Can the IRS take my retirement account after a Chapter 7 bankruptcy discharge?
Here is an issue to be aware of before filing a Chapter 7 bankruptcy on the IRS:
I just completed a Chapter 7 bankruptcy. It was determined to be a no-asset case. A few months later, I got a letter from an IRS Revenue Officer stating that even though the taxes were discharged, they are enforcing their tax lien post-bankruptcy on my retirement account, and want to seize the account. I thought that the retirement account was protected, and anyways, weren’t the taxes eliminated?
To begin with, if the IRS did not file a tax lien before you filed the Chapter 7 and your taxes were discharged, the IRS cannot take your retirement account after the bankruptcy is over. Without the tax lien, the IRS has no security in the retirement account, and no claim to it. Case closed.
But what happens if the IRS has filed a tax lien against you (and your property) before your bankruptcy started?
How a tax lien can survive bankruptcy and impact your retirement account
First, it is important to understand the legal concept that a Chapter 7 bankruptcy does not automatically cause Federal tax liens to be released; it is discretionary with the IRS after the bankruptcy is over. In other words, tax liens survive a Chapter 7 bankruptcy discharge, and the IRS can pursue enforcement of their lien against your property.
(For practical purposes, however, if you have minimal assets, the IRS does not pursue your assets or the lien after the bankruptcy is concluded, and tends to be fair in releasing the lien post-bankruptcy. Retirement accounts come under IRS scrutiny in enforcing their lien post-bankruptcy as these assets often have enough value to yield significant recovery.)
Second, know that retirement accounts are protected assets in bankruptcy; this means that bankruptcy law will allow you to come out of bankruptcy with your retirement account intact. In other words, retirement accounts are assets that are not lost in bankruptcy.
Now put these two parts together: tax liens survive bankruptcy, and so do retirement accounts. Hence, a surviving tax lien attaches to a retirement account, and the IRS maintains an interest in it post-bankruptcy, even if the underlying taxes were discharged.
But do not lose faith: Even if you have a tax lien attaching to your retirement account after bankruptcy, there are still defenses to permit you to keep it and defeat the IRS’s desire to seize it.
Defenses to IRS seizures of retirement accounts after bankruptcy
Your primary defense to an IRS retirement account seizure is that the IRS stands in your shoes as it relates to their ability to take your property, including retirement accounts. The IRS has the same rights to your property that you have – if you have no rights to an asset, neither does the IRS. This applies equally to whether the IRS is seeking a post-bankruptcy enforcement of a tax lien or just a straight seizure without any bankruptcy involvement.

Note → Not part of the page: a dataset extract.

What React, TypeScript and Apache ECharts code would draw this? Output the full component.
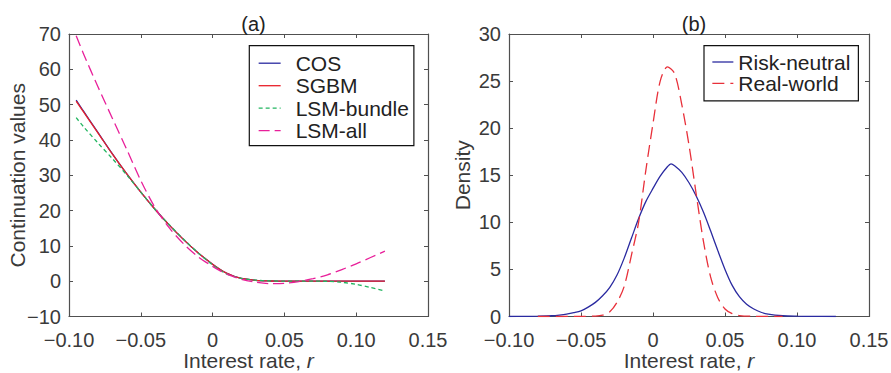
import React, { useEffect, useRef } from "react";
import * as echarts from "echarts";

// Panel (a): continuation values
const rateA = [-0.095, -0.09, -0.08, -0.07, -0.06, -0.05, -0.04, -0.03, -0.02, -0.01, 0, 0.005, 0.01, 0.015, 0.02, 0.03, 0.04, 0.05, 0.06, 0.07, 0.08, 0.09, 0.1, 0.11, 0.12];
const cosVals = [51.3, 48.2, 42.2, 36.2, 30.5, 25.2, 20.3, 15.8, 11.7, 8.0, 4.8, 3.4, 2.2, 1.4, 0.8, 0.25, 0.06, 0.01, 0, 0, 0, 0, 0, 0, 0];
const sgbmVals = [51.0, 48.0, 42.1, 36.1, 30.5, 25.2, 20.3, 15.8, 11.7, 8.0, 4.8, 3.4, 2.2, 1.4, 0.8, 0.25, 0.06, 0.01, 0, 0, 0, 0, 0, 0, 0];
const lsmBundleVals = [46.3, 43.8, 39.2, 34.8, 30.2, 25.2, 20.3, 15.9, 11.8, 8.0, 4.6, 3.2, 2.0, 1.3, 0.8, 0.3, 0.1, 0.0, 0, 0, -0.05, -0.3, -0.9, -1.8, -2.8];
const lsmAllVals = [69.5, 64.5, 55.2, 46.3, 37.5, 28.5, 20.8, 15.0, 10.5, 6.9, 4.2, 3.0, 2.0, 1.2, 0.5, -0.3, -0.7, -0.6, -0.1, 0.7, 1.8, 3.3, 4.9, 6.7, 8.5];

// Panel (b): densities
const rateRN = [-0.1, -0.09, -0.08, -0.07, -0.065, -0.06, -0.055, -0.05, -0.045, -0.04, -0.035, -0.03, -0.025, -0.02, -0.015, -0.01, -0.005, 0, 0.005, 0.01, 0.0125, 0.015, 0.02, 0.025, 0.03, 0.035, 0.04, 0.045, 0.05, 0.055, 0.06, 0.065, 0.07, 0.075, 0.08, 0.09, 0.1, 0.11, 0.127];
const riskNeutralVals = [0, 0.01, 0.03, 0.08, 0.15, 0.25, 0.4, 0.6, 1.0, 1.5, 2.2, 3.1, 4.4, 6.2, 8.3, 10.4, 12.2, 13.6, 14.9, 15.9, 16.2, 16.0, 15.3, 14.2, 12.8, 11.1, 9.1, 7.0, 5.0, 3.3, 2.1, 1.3, 0.8, 0.45, 0.25, 0.08, 0.03, 0.01, 0];
const rateRW = [-0.08, -0.05, -0.04, -0.035, -0.03, -0.025, -0.02, -0.015, -0.01, -0.005, 0, 0.005, 0.01, 0.015, 0.02, 0.025, 0.03, 0.035, 0.04, 0.045, 0.05, 0.055, 0.06, 0.07, 0.09];
const realWorldVals = [0, 0.01, 0.05, 0.15, 0.5, 1.5, 3.2, 6.5, 10.0, 15.5, 20.5, 25.0, 26.5, 25.8, 22.5, 18.2, 13.0, 8.0, 4.2, 2.0, 0.8, 0.3, 0.1, 0.02, 0];

const legendA = ["COS", "SGBM", "LSM-bundle", "LSM-all"];
const legendB = ["Risk-neutral", "Real-world"];

const FONT = "Liberation Sans, Arial, Helvetica, sans-serif";
const AXIS_COLOR = "#505050";
const TEXT_COLOR = "#3a3a3a";

const zip = (xs: number[], ys: number[]) => xs.map((x, i) => [x, ys[i]]);

const fmtX = (v: number) => (Math.abs(v) < 1e-9 ? "0" : v.toFixed(2).replace("-", "\u2212"));
const fmtY = (v: number) => String(Math.round(v)).replace("-", "\u2212");

function xAxes(grid: number) {
  const base = {
    gridIndex: grid,
    type: "value",
    min: -0.1,
    max: 0.15,
    interval: 0.05,
    splitLine: { show: false },
    axisLine: { show: true, onZero: false, lineStyle: { color: AXIS_COLOR, width: 1.2 } },
    axisTick: { show: true, inside: true, length: 4, lineStyle: { color: AXIS_COLOR } },
  };
  return [
    {
      ...base,
      position: "bottom",
      axisLabel: { show: true, formatter: fmtX, fontSize: 20, color: TEXT_COLOR, fontFamily: FONT, margin: 13 },
      name: "{a|Interest rate, }{i|r}",
      nameLocation: "middle",
      nameGap: 33,
      nameMoveOverlap: false,
      nameTextStyle: {
        rich: {
          a: { fontSize: 21, fontFamily: FONT, color: TEXT_COLOR },
          i: { fontSize: 21, fontFamily: FONT, color: TEXT_COLOR, fontStyle: "italic" },
        },
      },
    },
    { ...base, position: "top", axisLabel: { show: false } },
  ];
}

function yAxes(grid: number, min: number, max: number, interval: number, name: string, gap: number) {
  const base = {
    gridIndex: grid,
    type: "value",
    min,
    max,
    interval,
    splitLine: { show: false },
    axisLine: { show: true, onZero: false, lineStyle: { color: AXIS_COLOR, width: 1.2 } },
    axisTick: { show: true, inside: true, length: 4, lineStyle: { color: AXIS_COLOR } },
  };
  return [
    {
      ...base,
      position: "left",
      axisLabel: { show: true, formatter: fmtY, fontSize: 20, color: TEXT_COLOR, fontFamily: FONT, margin: 8 },
      name,
      nameLocation: "middle",
      nameGap: gap,
      nameMoveOverlap: false,
      nameTextStyle: { fontSize: 21, fontFamily: FONT, color: TEXT_COLOR },
    },
    { ...base, position: "right", axisLabel: { show: false } },
  ];
}

function line(name: string, xs: number[], ys: number[], color: string, xi: number, yi: number, type: any, width = 1.3) {
  return {
    name,
    type: "line",
    xAxisIndex: xi,
    yAxisIndex: yi,
    data: zip(xs, ys),
    smooth: 0.3,
    symbol: "none",
    showSymbol: false,
    lineStyle: { color, width, type },
    itemStyle: { color },
  };
}

const legendCommon = {
  orient: "vertical",
  itemHeight: 14,
  borderColor: "#111",
  borderWidth: 1.2,
  backgroundColor: "#fff",
  itemStyle: { opacity: 0 },
  lineStyle: { type: "inherit", width: 1.3 },
};

export default function App() {
  const ref = useRef<HTMLDivElement>(null);
  useEffect(() => {
    if (!ref.current) return;
    const chart = echarts.init(ref.current, null, { renderer: "svg" });
    chart.setOption({
      animation: false,
      backgroundColor: "#ffffff",
      title: [
        { text: "(a)", left: 248.5, top: 9, textAlign: "center", textStyle: { fontSize: 20, fontWeight: "normal", fontFamily: FONT, color: "#222" } },
        { text: "(b)", left: 689, top: 9, textAlign: "center", textStyle: { fontSize: 20, fontWeight: "normal", fontFamily: FONT, color: "#222" } },
      ],
      grid: [
        { left: 69, top: 34, width: 359, height: 282.5, show: false, containLabel: false, outerBoundsMode: "none" },
        { left: 509, top: 34, width: 360, height: 282.5, show: false, containLabel: false, outerBoundsMode: "none" },
      ],
      xAxis: [...xAxes(0), ...xAxes(1)],
      yAxis: [
        ...yAxes(0, -10, 70, 10, "Continuation values", 41),
        ...yAxes(1, 0, 30, 5, "Density", 36),
      ],
      legend: [
        {
          ...legendCommon,
          data: legendA,
          left: 249.3,
          top: 45.7,
          itemWidth: 22,
          itemGap: 1.5,
          padding: [7, 5, 4.5, 8.7],
          textStyle: { fontSize: 21, lineHeight: 21, fontFamily: FONT, color: "#222", padding: [0, 0, 0, 10] },
        },
        {
          ...legendCommon,
          data: legendB,
          left: 704,
          top: 45.7,
          itemWidth: 21,
          itemGap: 0.3,
          padding: [5.8, 8, 7, 7.7],
          textStyle: { fontSize: 21, lineHeight: 21, fontFamily: FONT, color: "#222" },
        },
      ],
      series: [
        line("COS", rateA, cosVals, "#2a2aa0", 0, 0, "solid"),
        line("SGBM", rateA, sgbmVals, "#e8202a", 0, 0, "solid"),
        line("LSM-bundle", rateA, lsmBundleVals, "#22b560", 0, 0, [4, 3]),
        line("LSM-all", rateA, lsmAllVals, "#e8209a", 0, 0, [11, 5]),
        line("Risk-neutral", rateRN, riskNeutralVals, "#2a2aa0", 2, 2, "solid"),
        line("Real-world", rateRW, realWorldVals, "#e8303a", 2, 2, [12, 6]),
      ],
    });
    return () => chart.dispose();
  }, []);
  return <div ref={ref} style={{ width: 891, height: 373, position: "absolute", left: 0, top: 0 }} />;
}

Applying this concept to retirement accounts means that if you are still employed, and cannot access your retirement account until separation from employment, death, or disability, neither can the IRS. The IRS may have a tax lien on your retirement account, but has no right to enforce it because you have no right to the property.
Additionally, you should be familiar with the three factors in the Internal Revenue Manual used by the IRS in considering whether to levy and seize retirement accounts.
Here are the three factors to put to the IRS to show that retirement account seizure is not an administrative priority:
1. Before levying on a retirement account, the IRS is required to first consider collection alternatives before levying on the retirement plan, including monthly payments. The IRS generally does not desire to take retirement accounts; it tends to make for bad public policy.
2. The IRS is generally interested in taking retirement accounts only if the conduct leading to the tax liability was flagrant. The IRS generally wants retirement accounts to pay a tax liability in cases of egregious behavior. Contributing to the retirement account while the unpaid taxes were accruing and a history of employment tax problems are factors in favor of account seizure.
3. The final factor in whether the IRS will take a retirement account is whether you depend on the money in the retirement account, or will depend on it in the near future. Again, the IRS tends to be sensitive to retirement account seizures, and proving that the money in the account is important to meeting everyday living expenses can be a factor to keeping the money.
Make sure the Revenue Officer assigned to your case is aware of these factors and arguments; a post-bankruptcy Federal tax lien does not mean your retirement account is doomed – there are defenses.